This codebase implements ssh-agent as a bare bones microservice. This simple codebase allows the use of an SSH key without an end user possessing its private key. This might be useful if:
-
You want to reduce the number of machines that hold a copy of your private key material
-
You don't want a compromised desktop developer machine to compromise private key material
-
You want to perform additional or non-standard authentication of a user before allowing a key to be used - for example you can require a valid TOTP code. This effectively gives you 2FA without having to install extra PAM modules on your entire fleet of machines and without needed to do LDAP 2FA.
-
You have devops / CD deployment tooling and don't really want to commit private keys alongside the configuration for them. (Good doggo).
-
You want to capture an audit event every time a private key is used
-
You want to store private keys for some systems in a more secure environment (different physical security, use of HSM or other hardware crypto, etc) and provide restricted access to them.
-
You want to reduce the likelihood of criticial private key material from been exfiltrated.
-
You have shared cloud infrastructure where each user doesn't have their own account
You will probably have to customize it for your environment - a lot of these ideas are left to the reader (for now).
WARNING: Don't use this when multiple user accounts with multiple SSH keys is more appropriate. It's not a replacement for a good LDAP deployment.
You can get a simple dev environment with Docker and docker-compose. Dev happens on macOS with Docker for Mac:
$ docker-compose -f dev.yml build
$ docker-compose -f dev.yml up
This will automatically run any migrations.
You can run tests with:
$ docker-compose -f dev.yml run --rm flask py.test agentless/
And run flake8 with:
$ docker-compose -f dev.yml run --rm flask flake8 agentless/
You can generate a private key and get the public key with curl:
$ curl -X POST -H "applicaton/json" -d '{"name": "example"}' https://localhost:8000/api/v1/keys
You can use it with your normal SSH client with the cli.py
wrapper:
./cli.py myuser@myserver.org
This will:
- Start an SSH agent running locally
- Update the environment so that subprocesses can see that agent
- Start SSH
- Wait for SSH to finish
- Ensure the SSH agent is cleaned up
You can use it in Paramiko too:
import base64
import struct
import requests
from paramiko.pkey import PKey
def _write_int(data):
return struct.pack(">I", data)
def _write_string(data):
return _write_int(len(data)) + data
class AgentKey(PKey):
def __init__(self, key_id):
self.key_id = key_id
self.agent = agent
self.blob = blob
self.public_blob = None
self.name = Message(blob).get_text()
def asbytes(self):
resp = requests.get(f"http://localhost:8000/api/v1/keys/{self.key_id}").json()

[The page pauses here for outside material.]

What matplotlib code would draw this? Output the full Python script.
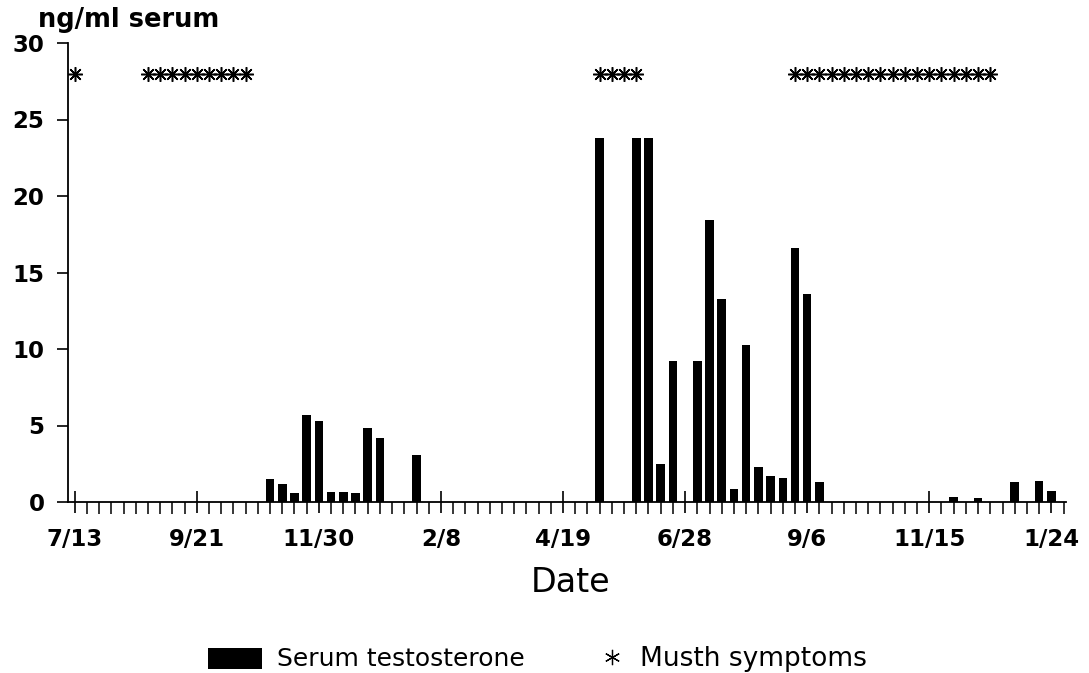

key_type, key_body = resp['public_key'].split(' ')
decoded_body = base64.b64decode(key_body)
return decoded_body
def __str__(self):
return self.asbytes()
def get_name(self):
return "Remote key"
def sign_ssh_data(self, data):
response = requests.post(
f'http://localhost:8000/api/v1/keys/{self.key_id}/sign',
json={'data': base64.b64encode(data).decode('utf-8')}
)
sig = base64.b64decode(response.json()['signature'])
return _write_string(
_write_string(b'ssh-rsa') + _write_string(sig)
)
The ssh-agent protocol is simply an API that allows listing the public keys that are available to participate in authentication and an API for signing challenge payloads. By signing a payload from the host with the private portion of a key it knows about (in ~/.ssh/authorized_keys
) it knows you are who you say you are.
But there is no reason why this has to happen on your machine. If you are suitably authenticated by other means then it's actually nicer to be physically seperated from the private key material.
With agentless, the user installs a client which implements the ssh agent protocol. This client listens on a unix socket and forwards any authentication challenges to agentless via the /api/v1/keys/1/sign
endpoint. This means the local ssh agent client has no access to the secret material.
In Touchdown 0.2.0 back in 2015 we added a simple SSH Agent. This ultimately served two goals:
- The
touchdown ssh
wrapper CLI could launch the full SSH client and use private key credentials that were protected through touchdowns secret infrastructure without them touching disk. - Those secrets could also be forwarded to EC2 instances through paramiko SSH agent forwarding. This meant you could use a bastion host without exposing private key material on the bastion host, and again these secrets were protected through touchdowns secret infrastructure. They are not exposed unencrypted locally, either.
Touchdown could use a mixture of GPG encryption and Amazon KMS - and these could be stacked.
However ultimately the secrets did exist in an unprotected form. If a user was able to run Touchdown then they could extract the secrets and abuse them outside of any Touchdown controls.